Para este jogo, a FIFA nomeou Lázló Kubala para o cargo de seleccionador da equipa da Europa. Kubala, um outro génio do futebol, estava já retirado sendo nessa altura seleccionador nacional da Espanha (ver -204- Pesadelos de Berna). Como seleccionadores da equipa da América do Sul a FIFA nomeou o Brasileiro Mário Zagalo e o Argentino Omar Sivori, outros dois antigos grandes jogadores, e que eram nessa altura seleccionadores nacionais do Brasil e Argentina, respectivamente.

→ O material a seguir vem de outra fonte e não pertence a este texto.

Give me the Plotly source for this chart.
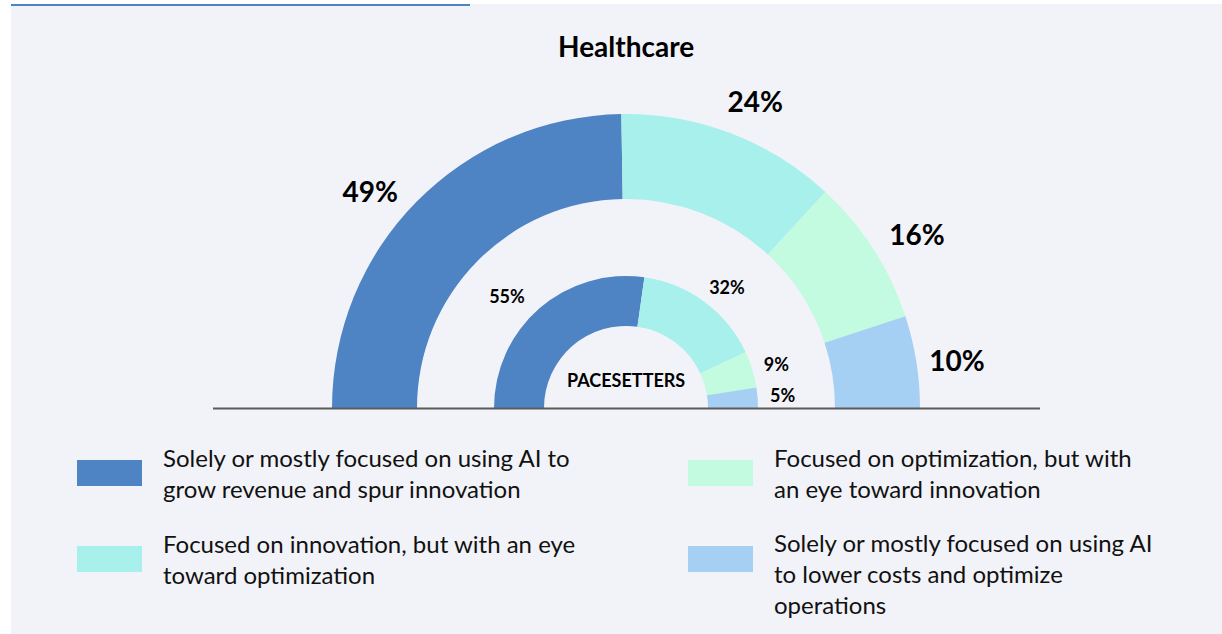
import numpy as np
import plotly.graph_objects as go

# Dados
CATEGORIAS = [
    "Solely or mostly focused on using AI to<br>grow revenue and spur innovation",
    "Focused on innovation, but with an eye<br>toward optimization",
    "Focused on optimization, but with<br>an eye toward innovation",
    "Solely or mostly focused on using AI<br>to lower costs and optimize<br>operations",
]
TODOS = [49, 24, 16, 10]
PACESETTERS = [55, 32, 9, 5]

CORES = ["#4F84C4", "#A8F0EC", "#C2FBE0", "#A5CFF3"]
FONTE = "Lato"
FUNDO = "#F2F3F8"

# Geometria (px)
CX, CY = 626, 408
R_MAX = 345
ANEL_EXT = (209, 294)
ANEL_INT = (82, 132)
W, H = 1222, 634

# Ajuste fino da posicao dos rotulos (graus e raio em px)
ROT_EXT = dict(dtheta=[-4.7, 2.2, 2.4, 1.5], r=[333, 329, 337, 334], tam=28)
ROT_INT = dict(dtheta=[-6.3, 3.8, 1.4, 0.5], r=[162, 156, 156, 157], tam=18)


def angulos(valores):
    v = np.array(valores, dtype=float)
    span = v / v.sum() * 180
    inicio = np.concatenate([[0], np.cumsum(span)[:-1]])
    return inicio + span / 2, span


fig = go.Figure()

for valores, (r0, r1), rot in [
    (TODOS, ANEL_EXT, ROT_EXT),
    (PACESETTERS, ANEL_INT, ROT_INT),
]:
    meio, span = angulos(valores)
    fig.add_trace(go.Barpolar(
        theta=meio, width=span, r=[r1 - r0] * len(valores), base=[r0] * len(valores),
        marker=dict(color=CORES, line=dict(width=0)),
        showlegend=False, hoverinfo="skip",
    ))
    fig.add_trace(go.Scatterpolar(
        theta=meio + np.array(rot["dtheta"]), r=rot["r"], mode="text",
        text=[f"<b>{v}%</b>" for v in valores],
        textfont=dict(family=FONTE, size=rot["tam"], color="#000000"),
        showlegend=False, hoverinfo="skip",
    ))

fig.update_layout(
    width=W, height=H,
    margin=dict(l=0, r=0, t=0, b=0),
    paper_bgcolor="#FFFFFF",
    plot_bgcolor=FUNDO,
    showlegend=False,
    polar=dict(
        domain=dict(x=[(CX - R_MAX) / W, (CX + R_MAX) / W],
                    y=[(H - CY) / H, (H - CY + R_MAX) / H]),
        sector=[0, 180],
        bgcolor="rgba(0,0,0,0)",
        angularaxis=dict(rotation=180, direction="clockwise", visible=False),
        radialaxis=dict(range=[0, R_MAX], visible=False),
    ),
)

# Painel de fundo e linhas
fig.add_shape(type="rect", xref="paper", yref="paper", layer="below",
              x0=11 / W, x1=1, y0=0, y1=1 - 4 / H,
              fillcolor=FUNDO, line_width=0)
fig.add_shape(type="line", xref="paper", yref="paper",
              x0=11 / W, x1=470 / W, y0=1 - 5 / H, y1=1 - 5 / H,
              line=dict(color="#4F84C4", width=2))
fig.add_shape(type="line", xref="paper", yref="paper",
              x0=213 / W, x1=1040 / W, y0=1 - 408.5 / H, y1=1 - 408.5 / H,
              line=dict(color="#5A5A5A", width=2))

# Titulo e centro
fig.add_annotation(x=CX / W, y=1 - 46 / H, xref="paper", yref="paper",
                   text="<b>Healthcare</b>", showarrow=False, yanchor="middle",
                   font=dict(family=FONTE, size=28, color="#000000"))
fig.add_annotation(x=CX / W, y=1 - 380 / H, xref="paper", yref="paper",
                   text="<b>PACESETTERS</b>", showarrow=False, yanchor="middle",
                   font=dict(family=FONTE, size=18, color="#000000"))

# Legenda manual
posicoes = [(77, 473), (77, 559), (688, 473), (688, 573)]
centros_swatch = [473, 559, 473, 559]
for cat, cor, (x, yc), ys in zip(CATEGORIAS, CORES, posicoes, centros_swatch):
    fig.add_shape(type="rect", xref="paper", yref="paper",
                  x0=x / W, x1=(x + 65) / W,
                  y0=1 - (ys + 13) / H, y1=1 - (ys - 13) / H,
                  fillcolor=cor, line_width=0)
    fig.add_annotation(x=(x + 84) / W, y=1 - yc / H, xref="paper", yref="paper",
                       text=cat, showarrow=False, align="left",
                       xanchor="left", yanchor="middle",
                       font=dict(family=FONTE, size=24, color="#111111"))

fig.write_html("out.html", config={"displayModeBar": False},
               post_script="document.body.style.margin='0';")
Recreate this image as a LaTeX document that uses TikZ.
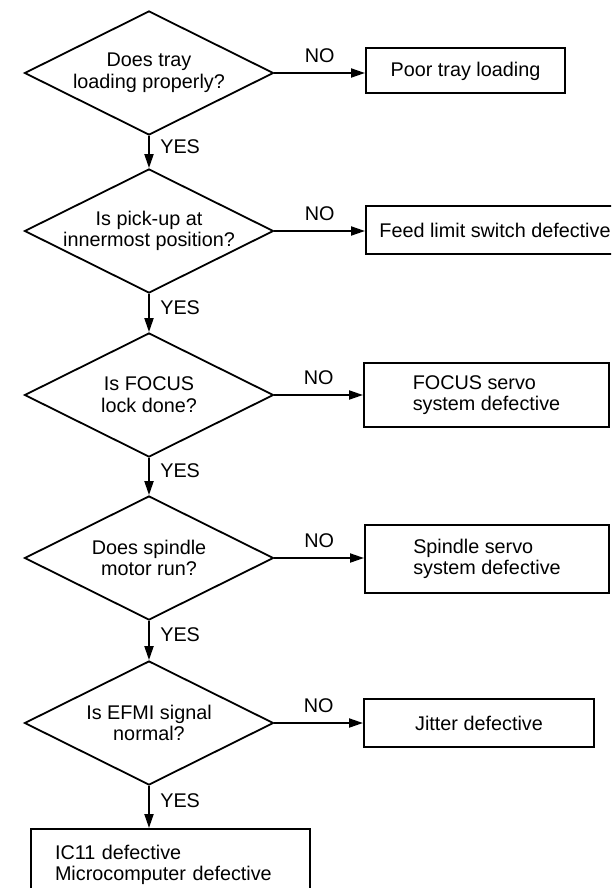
\documentclass[tikz,border=0pt]{standalone}
\usepackage{fontspec}
\setmainfont{Liberation Sans}
\usetikzlibrary{shapes.geometric,arrows.meta}
\tikzset{%
  decision/.style={
    diamond,
    draw,
    line width=1.8pt,
    aspect=2,
    minimum width=249pt,
    minimum height=124pt,
    inner sep=-3pt,
    align=center
  },
  fault/.style={
    rectangle,
    draw,
    line width=2pt,
    align=left
  },
  flow/.style={
    line width=2pt,
    -{Triangle[length=14pt,width=9pt]}
  },
}

\begin{document}
\begin{tikzpicture}[x=1pt,y=-1pt,font=\fontsize{19.8pt}{21.7pt}\selectfont]
          \useasboundingbox (0,0) rectangle (611,888);
          \clip (0,0) rectangle (611,888);
          % questions
          \node[decision] (q1) at (149,73) {Does tray\\loading properly?};
          \node[decision] (q2) at (149,231) {Is pick-up at\\innermost position?};
          \node[decision] (q3) at (149,395) {Is FOCUS\\lock done?};
          \node[decision] (q4) at (149,558) {Does spindle\\motor run?};
          \node[decision] (q5) at (149,723) {Is EFMI signal\\normal?};
          % faults
          \node[fault,minimum width=199pt,minimum height=45pt] (r1) at (465.5,71) {Poor tray loading};
          \node[fault,minimum width=258pt,minimum height=48pt] (r2) at (495,230) {Feed limit switch defective};
          \node[fault,minimum width=245pt,minimum height=64pt] (r3) at (486.5,395) {FOCUS servo\\system defective};
          \node[fault,minimum width=244pt,minimum height=68pt] (r4) at (487,559) {Spindle servo\\system defective};
          \node[fault,minimum width=230pt,minimum height=48pt] (r5) at (479,723) {Jitter defective};
          \node[fault,anchor=north,minimum width=279pt,minimum height=72pt,text width=231pt] (out) at (170.5,828) {IC11 defective\\Microcomputer defective};
          \foreach \i/\j in {1/2,2/3,3/4,4/5} {
              \draw[flow] (q\i) -- (q\j) node[pos=0.35,right=7pt] {YES};
          }
          \draw[flow] (q5.south) -- (q5.south |- out.north) node[pos=0.35,right=7pt] {YES};
          \foreach \i in {1,...,5} {
              \draw[flow] (q\i.east) -- (q\i.east -| r\i.west) node[midway,above=6pt] {NO};
          }
\end{tikzpicture}
\end{document}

Fonte: Delcampe e La Vanguardia




Boletim oficial do FC Barcelona de Outubro de 1973 publicado já depois do evento realizado



Como depois se tornou hábito neste tipo de eventos, a organização procurou garantir a presença de algumas das grandes estrelas da época e jogadores jovens promissores. Procurou também garantir a presença do maior número possível de países tentando não comprometer o interesse do público. Infelizmente, pelo que rezam as crónicas, apenas cerca de 25.000 pessoas compareceram, facto que face ao gigantismo do Camp Nou tornou algo desolador o espectáculo.


A equipa da Europa



A Selecção da Europa que integrou Eusébio e Néné. Entre Eusébio e Keita estava o Húngaro Bene que nesta foto se encontra tapado.



As maiores figuras do evento foram notoriamente Eusébio e Cruijff, estrelas de primeira grandeza desse tempo. Eusébio estava já numa fase madura da sua prestigiada carreira, enquanto o Holandês estava lançado para uma carreira notável que duraria mais alguns anos no FC Barcelona e na Selecção da Holanda. Cruijff gozava já de um estatuto que lhe garantiu ser nomeado capitão da equipa Europeia. Curiosamente três dias antes o Holandês tinha-se estreado com a camisola blaugrana. E logo com dois golos.




Na equipa da Europa destaque ainda para as presenças do italiano Fachetti, do inglês Bobby Moore, dos espanhóis Asensi, Pirri, do Áustriaco Jara e do francês Keita que mais tarde veio a jogar no SCP embora já estivesse numa fase descendente. Chegou ainda a estar prevista a participação do Inglês Bobby Moore viu-se impedido porque os aeroportos de Londres estavam fechados. Já no caso do italiano Sandro Mazzola, dos Alemães Netzer, Beckenbauer e Gerd Muller, todos terão optado por não aparecer.

Destaque igualmente para a presença do nosso Nené que era uma estrela em ascensão no futebol Europeu e que na altura jogava no Benfica a extremo direito. Nené viria a substituir Eusébio, jogando toda a 2ª parte.



Nené na Selecção da Europa em 1973



A equipa da América do Sul


Na Selecção da América do Sul, vestida de branco, destaque para o peruano Cubillas que veio a jogar no FCP, para o Chileno Sotil que jogava no FC Barcelona e para os Brasileiros Paulo César e Rivelino.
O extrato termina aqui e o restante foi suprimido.